=== DATA PROVIDED ===
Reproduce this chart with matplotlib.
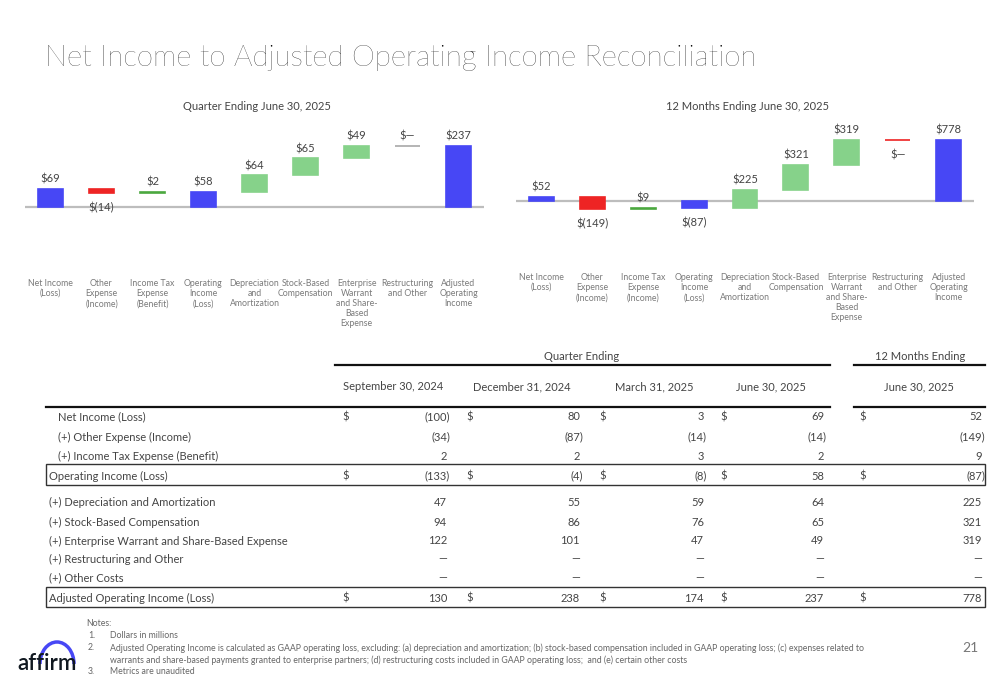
import matplotlib.pyplot as plt
import matplotlib.patches as patches
from matplotlib.lines import Line2D

plt.rcParams['font.family'] = ['Lato', 'DejaVu Sans']

# ---- data ----
cats_q = ['Net Income\n(Loss)', 'Other\nExpense\n(Income)', 'Income Tax\nExpense\n(Benefit)',
          'Operating\nIncome\n(Loss)', 'Depreciation\nand\nAmortization', 'Stock-Based\nCompensation',
          'Enterprise\nWarrant\nand Share-\nBased\nExpense', 'Restructuring\nand Other',
          'Adjusted\nOperating\nIncome']
cats_y = ['Net Income\n(Loss)', 'Other\nExpense\n(Income)', 'Income Tax\nExpense\n(Income)',
          'Operating\nIncome\n(Loss)', 'Depreciation\nand\nAmortization', 'Stock-Based\nCompensation',
          'Enterprise\nWarrant\nand Share-\nBased\nExpense', 'Restructuring\nand Other',
          'Adjusted\nOperating\nIncome']
kinds = ['total', 'delta', 'delta', 'total', 'delta', 'delta', 'delta', 'delta', 'total']
q_vals = [69, -14, 2, 58, 64, 65, 49, 0, 237]
y_vals = [52, -149, 9, -87, 225, 321, 319, 0, 778]

row_labels = ['Net Income (Loss)', '(+) Other Expense (Income)', '(+) Income Tax Expense (Benefit)',
              'Operating Income (Loss)', '(+) Depreciation and Amortization',
              '(+) Stock-Based Compensation', '(+) Enterprise Warrant and Share-Based Expense',
              '(+) Restructuring and Other', '(+) Other Costs', 'Adjusted Operating Income (Loss)']
col_heads = ['September 30, 2024', 'December 31, 2024', 'March 31, 2025', 'June 30, 2025', 'June 30, 2025']
sep24 = [-100, -34, 2, -133, 47, 94, 122, None, None, 130]
dec24 = [80, -87, 2, -4, 55, 86, 101, None, None, 238]
mar25 = [3, -14, 3, -8, 59, 76, 47, None, None, 174]
jun25 = [69, -14, 2, 58, 64, 65, 49, None, None, 237]
ttm25 = [52, -149, 9, -87, 225, 321, 319, None, None, 778]
dollar_rows = [0, 3, 9]

BLUE = '#4747F5'
RED = '#EE2424'
LGREEN = '#86D28A'
DGREEN = '#4BA83F'
GRAY = '#A8A8A8'
TXT = '#444444'

W, H = 1000, 685
fig = plt.figure(figsize=(10, 6.85), dpi=100)
fig.patch.set_facecolor('white')

def fx(x):
    return x / W

def fy(y):
    return 1 - y / H

fig.text(fx(45), fy(58), 'Net Income to Adjusted Operating Income Reconciliation',
         fontsize=21.2, fontweight='light', color='#000000', va='center', ha='left')


def waterfall(left, right, ylim, vals, cats, colors, dash_below, title, lab_top):
    ax = fig.add_axes([fx(left), fy(240), (right - left) / W, 120 / H])
    ax.set_xlim(-0.5, 8.5)
    ax.set_ylim(*ylim)
    ax.set_axis_off()
    ax.axhline(0, color='#BDBDBD', lw=1.6, zorder=1)
    run = 0
    for i, (v, k) in enumerate(zip(vals, kinds)):
        if k == 'total':
            bottom, h = 0, v
            run = v
        else:
            bottom, h = run, v
            run = run + v
        c = colors[i]
        ax.bar(i, h, bottom=bottom, width=0.49, color=c, edgecolor=c,
               linewidth=1.2, zorder=2)
        top = max(bottom, bottom + h)
        low = min(bottom, bottom + h)
        if v < 0:
            txt = '$(%d)' % abs(v)
        elif v == 0:
            txt = '$—'
        else:
            txt = '$%d' % v
        if v < 0 or (v == 0 and dash_below):
            ax.annotate(txt, (i, low), xytext=(0, -7), textcoords='offset points',
                        ha='center', va='top', fontsize=8, color=TXT)
        else:
            ax.annotate(txt, (i, top), xytext=(0, 3), textcoords='offset points',
                        ha='center', va='bottom', fontsize=8, color=TXT)
        ax.text(i, lab_top, cats[i], transform=ax.get_xaxis_transform(), ha='center',
                va='top', fontsize=6.3, color='#7A7A7A', linespacing=1.15)
    fig.text(fx((left + right) / 2 + 2), fy(106), title, ha='center', va='center',
             fontsize=8, color=TXT)
    return ax


q_colors = [BLUE, RED, DGREEN, BLUE, LGREEN, LGREEN, LGREEN, GRAY, BLUE]
y_colors = [BLUE, RED, DGREEN, BLUE, LGREEN, LGREEN, LGREEN, RED, BLUE]
waterfall(25, 484, (-129, 336), q_vals, cats_q, q_colors, False,
          'Quarter Ending June 30, 2025', -(279 - 240) / 120)
waterfall(516, 974, (-494, 1025), y_vals, cats_y, y_colors, True,
          '12 Months Ending June 30, 2025', -(273 - 240) / 120)

# ---- table ----
fig.text(fx(582), fy(357), 'Quarter Ending', ha='center', va='center', fontsize=8, color=TXT)
fig.text(fx(920), fy(357), '12 Months Ending', ha='center', va='center', fontsize=8, color=TXT)
for x0, x1, y in [(335, 830, 365), (854, 985, 365), (46, 830, 407), (854, 985, 407)]:
    fig.add_artist(Line2D([fx(x0), fx(x1)], [fy(y), fy(y)], transform=fig.transFigure,
                          color='#111111', lw=1.6))
head_x = [393, 522, 654, 771, 919]
for x, t in zip(head_x, col_heads):
    fig.text(fx(x), fy(387), t, ha='center', va='center', fontsize=8, color=TXT)

row_y = [417, 437, 456, 476, 502, 522, 541, 559, 578, 598]
for i, (lab, y) in enumerate(zip(row_labels, row_y)):
    x = 58 if i < 3 else 49
    fig.text(fx(x), fy(y), lab, ha='left', va='center', fontsize=8, color=TXT)

dollar_x = [342, 466, 599, 720, 859]
right_x = [450, 583, 707, 827, 985]
cols = [sep24, dec24, mar25, jun25, ttm25]
for col, dx, rx in zip(cols, dollar_x, right_x):
    for i, (v, y) in enumerate(zip(col, row_y)):
        if i in dollar_rows:
            fig.text(fx(dx), fy(y), '$', ha='left', va='center', fontsize=8, color=TXT)
        if v is None:
            s, off = '—', 3
        elif v < 0:
            s, off = '(%d)' % abs(v), 0
        else:
            s, off = '%d' % v, 3
        fig.text(fx(rx - off), fy(y), s, ha='right', va='center', fontsize=8, color=TXT)

for y0, y1 in [(464, 485), (587, 607)]:
    fig.add_artist(patches.Rectangle((fx(46), fy(y1)), (985 - 46) / W, (y1 - y0) / H,
                                     transform=fig.transFigure, fill=False,
                                     edgecolor='#333333', lw=1.0))

# ---- notes ----
NC = '#666666'
fig.text(fx(86), fy(623), 'Notes:', fontsize=6.3, color=NC, va='center')
notes = [('1.', 'Dollars in millions', 635),
         ('2.', 'Adjusted Operating Income is calculated as GAAP operating loss, excluding: (a) depreciation and '
                'amortization; (b) stock-based compensation included in GAAP operating loss; (c) expenses related to', 648),
         ('', 'warrants and share-based payments granted to enterprise partners; (d) restructuring costs included '
              'in GAAP operating loss;  and (e) certain other costs', 660),
         ('3.', 'Metrics are unaudited', 672)]
for n, t, y in notes:
    fig.text(fx(88), fy(y), n, fontsize=6.3, color=NC, va='center')
    fig.text(fx(110), fy(y), t, fontsize=6.3, color=NC, va='center')
fig.text(fx(970), fy(648), '21', fontsize=10, color='#777777', va='center', ha='center')

# logo
fig.text(fx(17), fy(664), 'affirm', fontsize=16, fontweight='semibold', color='#101820',
         va='center', ha='left')
fig.add_artist(patches.Arc((fx(57), fy(664)), 34 / W, 44 / H, theta1=0, theta2=180,
                           transform=fig.transFigure, color=BLUE, lw=2.5))

fig.savefig('out.png', dpi=100, facecolor='white')
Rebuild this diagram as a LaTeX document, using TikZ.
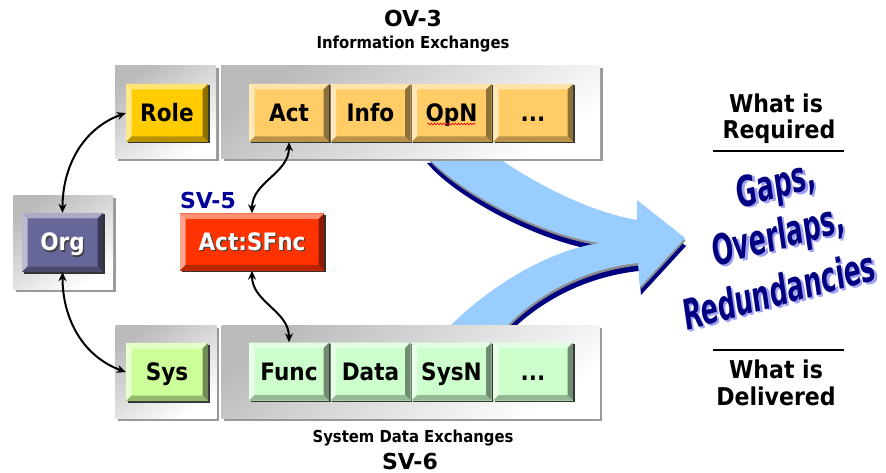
\documentclass[tikz,border=0pt]{standalone}
\usepackage{fontspec}
\usepackage{graphicx}
\usetikzlibrary{arrows.meta,shadows,decorations.pathmorphing}

\newfontfamily\condfont{DejaVu Sans Condensed}
\newfontfamily\headfont{DejaVu Sans}

\definecolor{roleC}{HTML}{FFCC00}
\definecolor{ovC}{HTML}{FFCC66}
\definecolor{orgC}{HTML}{666699}
\definecolor{sfncC}{HTML}{FF3300}
\definecolor{sysC}{HTML}{CCFF99}
\definecolor{svC}{HTML}{CCFFCC}
\definecolor{navyC}{HTML}{000080}
\definecolor{skyC}{HTML}{99CCFF}
\definecolor{svlabel}{HTML}{000099}
\definecolor{glowC}{HTML}{A0A0F0}

% white lettering with a dark offset shadow
\newcommand\shadowed[1]{\leavevmode\rlap{\kern1.3pt\raisebox{-1.3pt}{\textcolor{black!75}{#1}}}#1}
% navy lettering over a pale violet offset copy
\newcommand\glowtext[1]{\leavevmode\rlap{\kern1.8pt\raisebox{-1.6pt}{\textcolor{glowC}{#1}}}\textcolor{navyC}{#1}}

\tikzset{
  panel/.style={minimum width=#1, inner sep=0pt, minimum height=93pt,
    top color=black!27, bottom color=white, shading angle=35,
    drop shadow={shadow xshift=2.5pt, shadow yshift=-2.5pt, fill=black!40, opacity=1}},
  btn/.style={fill=#1, inner sep=0pt, minimum width=80pt, minimum height=58pt,
    text height=17pt, text depth=0pt,
    font=\condfont\bfseries\fontsize{24}{24}\selectfont,
    drop shadow={shadow xshift=1.5pt, shadow yshift=-1.5pt, fill=black!80, opacity=1},
    path picture={
      \coordinate (bnw) at (path picture bounding box.north west);
      \coordinate (bne) at (path picture bounding box.north east);
      \coordinate (bsw) at (path picture bounding box.south west);
      \coordinate (bse) at (path picture bounding box.south east);
      \fill[#1!55!white] (bnw) -- (bne) -- ([shift={(-5.5pt,-5.5pt)}]bne) -- ([shift={(5.5pt,-5.5pt)}]bnw) -- cycle;
      \fill[#1!45!white] (bnw) -- ([shift={(5.5pt,-5.5pt)}]bnw) -- ([shift={(5.5pt,5.5pt)}]bsw) -- (bsw) -- cycle;
      \fill[#1!55!black] (bne) -- (bse) -- ([shift={(-5.5pt,5.5pt)}]bse) -- ([shift={(-5.5pt,-5.5pt)}]bne) -- cycle;
      \fill[#1!72!black] (bsw) -- ([shift={(5.5pt,5.5pt)}]bsw) -- ([shift={(-5.5pt,5.5pt)}]bse) -- (bse) -- cycle;
    }},
  link/.style={line width=2pt, {Stealth[length=9pt,width=8pt]}-{Stealth[length=9pt,width=8pt]}},
  caption/.style={font=\condfont\bfseries\fontsize{16.5}{16.5}\selectfont, anchor=base},
  viewtag/.style={font=\headfont\bfseries\fontsize{22}{22}\selectfont, anchor=base},
  sidetext/.style={font=\condfont\bfseries\fontsize{24.5}{24.5}\selectfont, anchor=base},
  slanted/.style={font=\condfont\bfseries\itshape\fontsize{27}{27}\selectfont, rotate=15, inner sep=0pt},
  bigarrow/.pic={
    \path[pic actions] (494,155) .. controls (535,184) and (590,212) .. (637,220)
      -- (637,200) -- (685,238) -- (640,287) -- (638,263)
      .. controls (590,268) and (540,290) .. (503,330)
      -- (446,330) .. controls (490,285) and (550,250) .. (600,243)
      .. controls (540,235) and (455,190) .. (426,155) -- cycle;
  }
}

\begin{document}
\begin{tikzpicture}[x=1pt,y=-1pt]
\useasboundingbox (0,0) rectangle (886,473);
\fill[white] (0,0) rectangle (886,473);

% the merging arrow, with its navy edge and thin grey rim
\pic[fill=navyC] at (1,8) {bigarrow};
\pic[fill=black!45] at (0.5,2.5) {bigarrow};
\pic[fill=skyC] at (0,0) {bigarrow};

% grey trays
\node[panel=101pt] (trayRole) at (165.5,112.5) {};
\node[panel=379pt] (trayOV)   at (410.5,112.5) {};
\node[panel=100pt] (trayOrg)  at (63,242.5) {};
\node[panel=101pt] (traySys)  at (166,371.5) {};
\node[panel=378pt] (traySV)   at (410.5,371.5) {};

% operational row
\node[btn=roleC, minimum width=82pt] (role) at (167,113) {Role};
\node[btn=ovC] (act)  at (289,113) {Act};
\node[btn=ovC] (info) at (370.5,113) {Info};
\node[btn=ovC] (opn)  at (451.5,113) {OpN};
\node[btn=ovC] (ovmore) at (533,113) {...};
\draw[red, line width=0.6pt, decorate, decoration={snake, amplitude=0.9pt, segment length=3pt}]
  ([xshift=-24pt,yshift=-11pt]opn.center) -- ([xshift=24pt,yshift=-11pt]opn.center);

% organisation and system function mapping
\node[btn=orgC, minimum width=81pt, minimum height=59pt, text=white] (org) at (62.5,242.5) {\shadowed{Org}};
\node[btn=sfncC, minimum width=144pt, minimum height=57pt, text=white] (sfnc) at (252,242) {\shadowed{Act:SFnc}};
\node[viewtag, text=svlabel] (sv5) at (208,208) {SV-5};

% systems row
\node[btn=sysC, minimum width=82pt] (sys) at (167,372) {Sys};
\node[btn=svC] (func) at (289,371.5) {Func};
\node[btn=svC] (data) at (370.5,371.5) {Data};
\node[btn=svC] (sysn) at (451.5,371.5) {SysN};
\node[btn=svC] (svmore) at (533,371.5) {...};

% captions
\node[viewtag] (ov3) at (413,27) {OV-3};
\node[caption] (ovcap) at (413,49) {Information Exchanges};
\node[caption] (svcap) at (413,442) {System Data Exchanges};
\node[viewtag] (sv6) at (410,469) {SV-6};

% links
\draw[link] (org.north) to[out=90, in=200] (role.west);
\draw[link] (org.south) to[out=-90, in=160] (sys.west);
\draw[link] (act.south) to[out=-90, in=90] (sfnc.north);
\draw[link] (sfnc.south) to[out=-90, in=90] (func.north);

% required versus delivered
\node[sidetext] (req1) at (776,113) {What is};
\node[sidetext] (req2) at (779,139) {Required};
\coordinate (rl1) at (713,151);
\coordinate (rr1) at (844,151);
\draw[line width=2.7pt] (rl1) -- (rr1);
\coordinate (rl2) at (713,350);
\coordinate (rr2) at (844,350);
\draw[line width=2.7pt] (rl2) -- (rr2);
\node[sidetext] (del1) at (776,378) {What is};
\node[sidetext] (del2) at (776,405) {Delivered};

% slanted findings
\node[slanted] (gaps)  at (777,188) {\scalebox{1.04}[1.55]{\glowtext{Gaps,}}};
\node[slanted] (over)  at (779,239) {\scalebox{1.04}[1.55]{\glowtext{Overlaps,}}};
\node[slanted] (redun) at (779,291) {\scalebox{1.04}[1.55]{\glowtext{Redundancies}}};
\end{tikzpicture}
\end{document}
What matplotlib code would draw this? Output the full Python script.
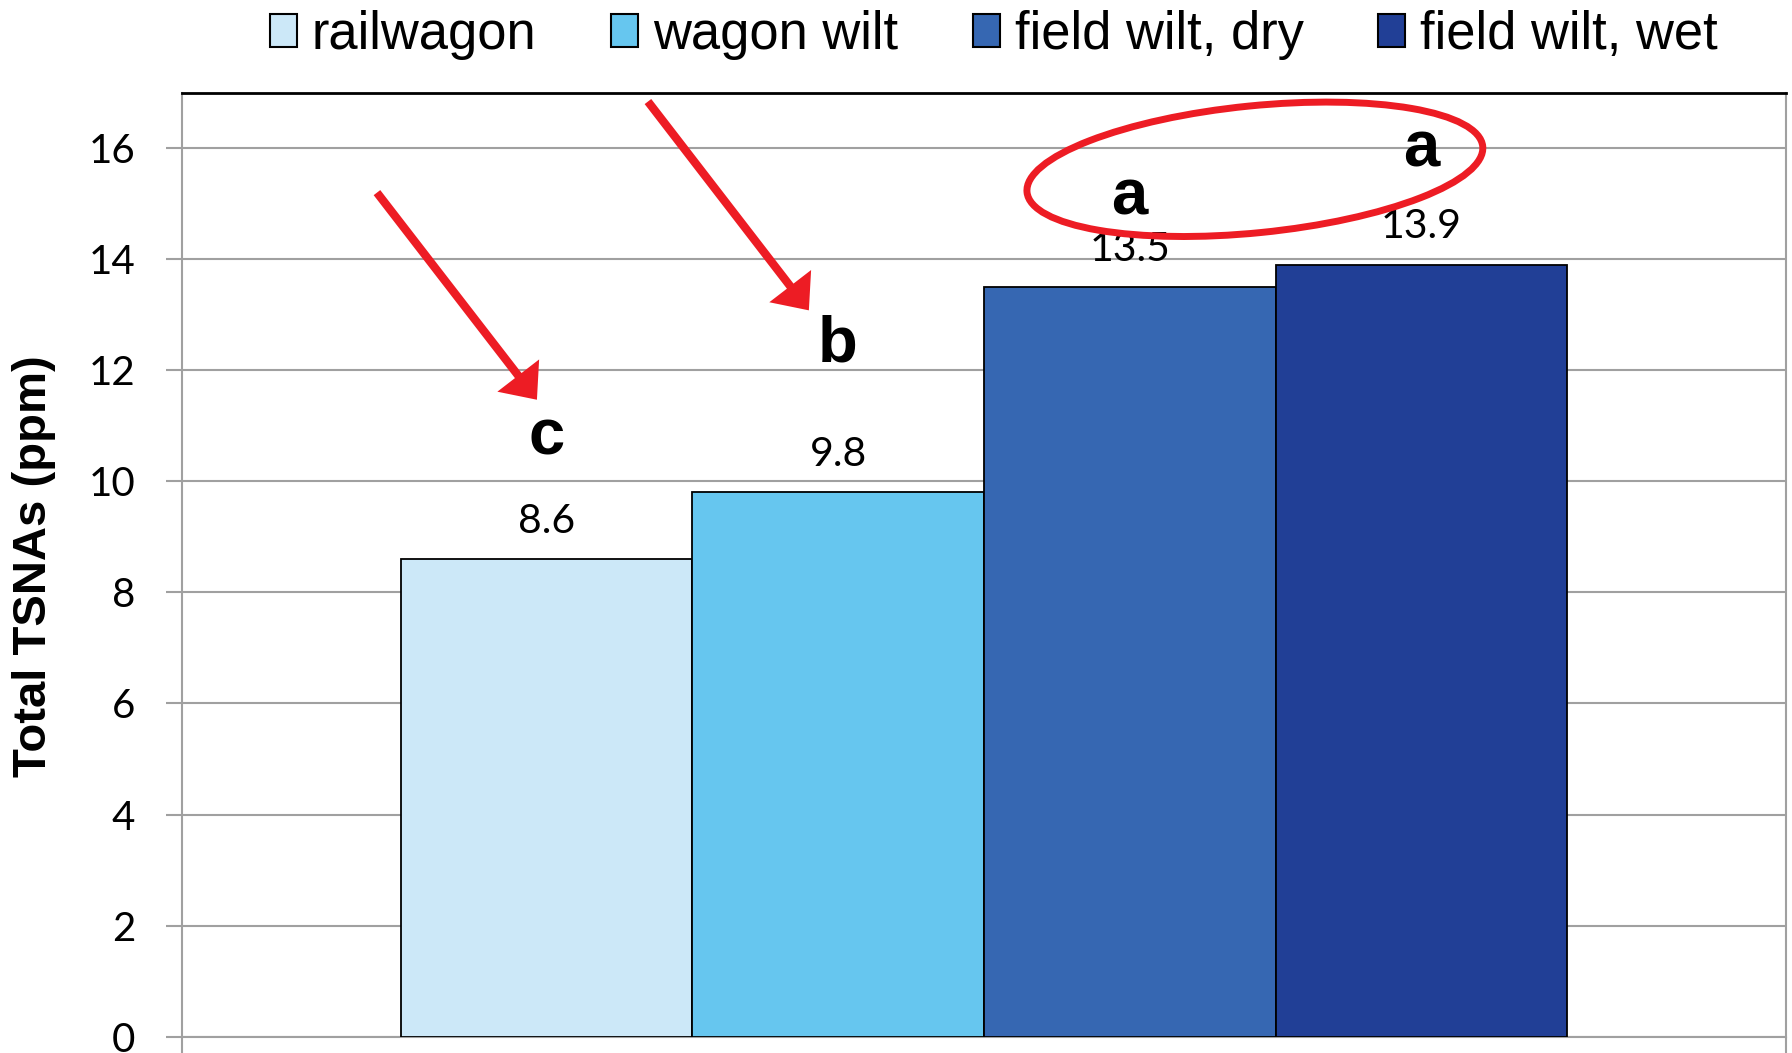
import matplotlib
matplotlib.use("Agg")
import numpy as np
import matplotlib.pyplot as plt
from matplotlib.patches import Ellipse, FancyArrowPatch, ArrowStyle, Patch
from matplotlib.transforms import ScaledTranslation

# Total TSNAs by curing/wilting treatment
treatments = ["railwagon", "wagon wilt", "field wilt, dry", "field wilt, wet"]
tsna_ppm = [8.6, 9.8, 13.5, 13.9]
value_labels = ["8.6", "9.8", "13.5", "13.9"]
sig_groups = ["c", "b", "a", "a"]
yticks = [0, 2, 4, 6, 8, 10, 12, 14, 16]

# styling / layout
bar_colors = ["#CCE8F8", "#66C6EF", "#3667B2", "#213F96"]
letter_y = [10.48, 12.15, 14.80, 15.67]
grid_gray = "#A0A0A0"
red = "#ED1C24"

plt.rcParams["font.family"] = ["Lato", "DejaVu Sans"]

fig = plt.figure(figsize=(17.92, 10.53), dpi=100)
ax = fig.add_axes([0.1014, 0.0155, 0.8953, 0.8965])

n = len(treatments)
width = 0.1818
xc = (np.arange(n) - (n - 1) / 2) * width

handles = []
for i in range(n):
    ax.bar(xc[i], tsna_ppm[i], width, color=bar_colors[i], edgecolor="black",
           linewidth=1.3, zorder=3)
    handles.append(Patch(facecolor=bar_colors[i], edgecolor="black", linewidth=1.5))

ax.set_xlim(-0.5, 0.5)
ax.set_ylim(0, 17)
ax.set_yticks(yticks)
ax.set_yticklabels([str(t) for t in yticks])
ax.set_xticks([-0.5, 0.5])
ax.set_xticklabels([])

ax.yaxis.grid(True, color=grid_gray, linewidth=1.5)
ax.set_axisbelow(True)
for side in ["left", "right", "bottom"]:
    ax.spines[side].set_color(grid_gray)
    ax.spines[side].set_linewidth(1.5)
ax.spines["top"].set_color("black")
ax.spines["top"].set_linewidth(2)

ax.tick_params(axis="y", length=11.5, width=1.5, color=grid_gray, pad=22,
               labelsize=29)
ax.tick_params(axis="x", length=12, width=1.5, color=grid_gray)

# value labels above bars
for i in range(n):
    ax.annotate(value_labels[i], (xc[i], tsna_ppm[i]), xytext=(0, 19),
                textcoords="offset points", ha="center", va="baseline",
                fontsize=29.5, family="Lato")

# significance letters
for i in range(n):
    ax.text(xc[i], letter_y[i], sig_groups[i], ha="center", va="baseline",
            fontsize=47, fontweight="bold", family="Liberation Sans")

# red arrows pointing at the letters
arrow_style = ArrowStyle.Simple(head_length=2.2, head_width=3.8, tail_width=0.6)
for (x0, y0), (x1, y1) in [((-0.3783, 15.20), (-0.2786, 11.47)),
                           ((-0.2094, 16.84), (-0.1091, 13.08))]:
    ax.add_patch(FancyArrowPatch((x0, y0), (x1, y1), arrowstyle=arrow_style,
                                 mutation_scale=10, color=red, linewidth=0,
                                 shrinkA=0, shrinkB=0, clip_on=False, zorder=5))

# red ellipse around the two "a" groups
ell = Ellipse((0, 0), width=4.58, height=1.27, angle=5.74, fill=False,
              edgecolor=red, linewidth=5,
              transform=fig.dpi_scale_trans + ScaledTranslation(0.1689, 15.62, ax.transData),
              clip_on=False, zorder=5)
ax.add_patch(ell)

fig.legend(handles, treatments, loc="center", bbox_to_anchor=(0.5545, 0.967),
           ncol=4, frameon=False, prop={"family": "Liberation Sans", "size": 37.8},
           handlelength=0.52, handleheight=0.6, handletextpad=0.28,
           columnspacing=1.42, borderaxespad=0, borderpad=0)

fig.text(0.019, 0.4625, "Total TSNAs (ppm)", rotation=90, ha="center",
         va="center", fontsize=34, fontweight="bold", family="Liberation Sans")

fig.savefig("out.png", dpi=100)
===
WHAT IS BEING ASKED —
Write out nothing but the lines from the start of the data through the line with "y_vals = [52, -149, 9, -87, 225, 321, 319, 0, 778]". Leave out the pictures.

PROBLEM SOLUTION —
Reproduce this chart with matplotlib.
import matplotlib.pyplot as plt
import matplotlib.patches as patches
from matplotlib.lines import Line2D

plt.rcParams['font.family'] = ['Lato', 'DejaVu Sans']

# ---- data ----
cats_q = ['Net Income\n(Loss)', 'Other\nExpense\n(Income)', 'Income Tax\nExpense\n(Benefit)',
          'Operating\nIncome\n(Loss)', 'Depreciation\nand\nAmortization', 'Stock-Based\nCompensation',
          'Enterprise\nWarrant\nand Share-\nBased\nExpense', 'Restructuring\nand Other',
          'Adjusted\nOperating\nIncome']
cats_y = ['Net Income\n(Loss)', 'Other\nExpense\n(Income)', 'Income Tax\nExpense\n(Income)',
          'Operating\nIncome\n(Loss)', 'Depreciation\nand\nAmortization', 'Stock-Based\nCompensation',
          'Enterprise\nWarrant\nand Share-\nBased\nExpense', 'Restructuring\nand Other',
          'Adjusted\nOperating\nIncome']
kinds = ['total', 'delta', 'delta', 'total', 'delta', 'delta', 'delta', 'delta', 'total']
q_vals = [69, -14, 2, 58, 64, 65, 49, 0, 237]
y_vals = [52, -149, 9, -87, 225, 321, 319, 0, 778]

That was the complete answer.